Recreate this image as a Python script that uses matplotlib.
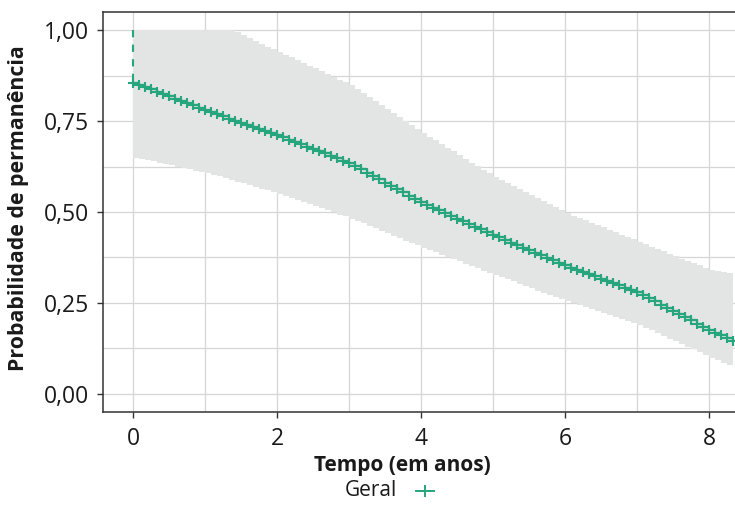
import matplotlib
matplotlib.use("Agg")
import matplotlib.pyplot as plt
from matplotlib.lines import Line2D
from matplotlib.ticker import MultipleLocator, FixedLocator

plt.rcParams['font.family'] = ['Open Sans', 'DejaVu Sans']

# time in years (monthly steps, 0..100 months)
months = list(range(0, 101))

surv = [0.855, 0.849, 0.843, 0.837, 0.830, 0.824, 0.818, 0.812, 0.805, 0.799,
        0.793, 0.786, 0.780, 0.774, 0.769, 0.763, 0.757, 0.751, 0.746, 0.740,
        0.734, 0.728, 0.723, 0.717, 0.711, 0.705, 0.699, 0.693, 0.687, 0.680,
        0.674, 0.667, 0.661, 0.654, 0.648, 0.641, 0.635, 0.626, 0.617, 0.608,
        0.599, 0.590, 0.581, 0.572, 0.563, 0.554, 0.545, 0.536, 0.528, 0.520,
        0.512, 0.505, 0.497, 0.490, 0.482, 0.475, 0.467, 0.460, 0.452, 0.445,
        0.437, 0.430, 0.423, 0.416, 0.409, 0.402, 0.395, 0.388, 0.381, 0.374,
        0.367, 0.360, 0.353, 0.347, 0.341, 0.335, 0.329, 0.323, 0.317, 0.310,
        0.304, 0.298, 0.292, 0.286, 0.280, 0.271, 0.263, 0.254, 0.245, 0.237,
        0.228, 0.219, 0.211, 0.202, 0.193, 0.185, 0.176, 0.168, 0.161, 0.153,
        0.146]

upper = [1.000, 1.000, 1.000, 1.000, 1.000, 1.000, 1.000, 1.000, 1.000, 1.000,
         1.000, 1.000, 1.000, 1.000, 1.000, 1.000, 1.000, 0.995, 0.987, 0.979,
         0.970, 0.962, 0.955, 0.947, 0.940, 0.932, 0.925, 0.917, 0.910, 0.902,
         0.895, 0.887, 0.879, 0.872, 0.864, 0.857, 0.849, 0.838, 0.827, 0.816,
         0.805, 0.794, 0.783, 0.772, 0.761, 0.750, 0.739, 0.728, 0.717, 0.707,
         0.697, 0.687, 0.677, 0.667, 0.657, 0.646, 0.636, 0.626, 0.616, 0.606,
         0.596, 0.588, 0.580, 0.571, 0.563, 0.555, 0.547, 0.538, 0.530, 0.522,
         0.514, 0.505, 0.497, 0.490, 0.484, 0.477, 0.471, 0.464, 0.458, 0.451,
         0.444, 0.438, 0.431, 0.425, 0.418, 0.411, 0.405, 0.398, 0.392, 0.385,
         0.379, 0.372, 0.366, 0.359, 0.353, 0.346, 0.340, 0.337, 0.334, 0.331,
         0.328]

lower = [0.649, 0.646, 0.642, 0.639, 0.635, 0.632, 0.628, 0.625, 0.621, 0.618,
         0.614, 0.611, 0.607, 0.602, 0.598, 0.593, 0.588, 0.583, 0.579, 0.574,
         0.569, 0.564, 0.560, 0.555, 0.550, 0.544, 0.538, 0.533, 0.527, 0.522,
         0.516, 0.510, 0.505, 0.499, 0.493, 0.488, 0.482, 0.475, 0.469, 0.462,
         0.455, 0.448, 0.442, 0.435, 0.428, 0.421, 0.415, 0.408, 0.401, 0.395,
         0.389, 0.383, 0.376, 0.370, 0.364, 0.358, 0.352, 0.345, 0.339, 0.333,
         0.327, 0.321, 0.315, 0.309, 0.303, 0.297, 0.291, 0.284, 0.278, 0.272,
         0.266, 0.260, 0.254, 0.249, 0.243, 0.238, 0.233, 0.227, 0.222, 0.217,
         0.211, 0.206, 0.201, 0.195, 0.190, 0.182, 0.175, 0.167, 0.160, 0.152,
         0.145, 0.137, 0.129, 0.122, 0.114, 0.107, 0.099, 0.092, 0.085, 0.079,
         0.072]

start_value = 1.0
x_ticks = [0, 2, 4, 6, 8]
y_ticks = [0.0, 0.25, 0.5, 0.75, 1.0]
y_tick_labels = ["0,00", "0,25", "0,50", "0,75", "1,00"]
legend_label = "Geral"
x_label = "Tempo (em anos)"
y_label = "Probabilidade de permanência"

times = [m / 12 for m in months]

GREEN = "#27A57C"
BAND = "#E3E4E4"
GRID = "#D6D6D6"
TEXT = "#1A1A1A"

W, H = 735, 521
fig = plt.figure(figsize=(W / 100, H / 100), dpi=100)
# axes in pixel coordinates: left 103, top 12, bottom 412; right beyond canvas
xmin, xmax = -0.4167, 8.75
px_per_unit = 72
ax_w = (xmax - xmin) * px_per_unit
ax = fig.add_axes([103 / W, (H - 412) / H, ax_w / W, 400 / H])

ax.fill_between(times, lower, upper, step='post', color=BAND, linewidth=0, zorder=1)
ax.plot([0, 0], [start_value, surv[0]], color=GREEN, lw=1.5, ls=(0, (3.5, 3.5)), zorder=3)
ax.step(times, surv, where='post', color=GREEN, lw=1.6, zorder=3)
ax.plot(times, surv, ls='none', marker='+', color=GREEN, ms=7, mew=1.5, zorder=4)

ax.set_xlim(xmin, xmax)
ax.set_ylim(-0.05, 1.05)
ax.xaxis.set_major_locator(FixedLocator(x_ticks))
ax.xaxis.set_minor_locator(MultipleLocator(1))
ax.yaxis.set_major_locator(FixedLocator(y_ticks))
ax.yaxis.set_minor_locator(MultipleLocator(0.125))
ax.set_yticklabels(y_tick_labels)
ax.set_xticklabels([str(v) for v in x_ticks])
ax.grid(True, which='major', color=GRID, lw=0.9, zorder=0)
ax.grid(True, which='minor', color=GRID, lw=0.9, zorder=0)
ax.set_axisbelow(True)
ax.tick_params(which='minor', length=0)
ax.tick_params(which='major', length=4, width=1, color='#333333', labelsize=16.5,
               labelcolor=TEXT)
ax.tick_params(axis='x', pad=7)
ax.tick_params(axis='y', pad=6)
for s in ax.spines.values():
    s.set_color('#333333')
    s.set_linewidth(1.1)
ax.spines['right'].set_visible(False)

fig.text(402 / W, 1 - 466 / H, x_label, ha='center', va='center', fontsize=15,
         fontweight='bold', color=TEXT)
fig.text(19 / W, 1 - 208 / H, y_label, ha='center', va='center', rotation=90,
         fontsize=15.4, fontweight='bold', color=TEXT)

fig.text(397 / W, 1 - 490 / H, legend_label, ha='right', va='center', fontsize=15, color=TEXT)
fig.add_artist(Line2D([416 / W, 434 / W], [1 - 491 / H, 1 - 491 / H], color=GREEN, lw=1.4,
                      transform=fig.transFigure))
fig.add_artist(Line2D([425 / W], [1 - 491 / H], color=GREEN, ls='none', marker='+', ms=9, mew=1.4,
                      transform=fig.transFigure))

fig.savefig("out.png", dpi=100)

_ _ _

● **AIM OF THE TASK**
Go from the first line of the listing to the line holding "from matplotlib.ticker import" and, please, transcribe those lines exactly, both included, with no pictures.

● **RESPONSE**
Recreate this image as a Python script that uses matplotlib.
import matplotlib
matplotlib.use("Agg")
import matplotlib.pyplot as plt
from matplotlib.lines import Line2D
from matplotlib.ticker import MultipleLocator, FixedLocator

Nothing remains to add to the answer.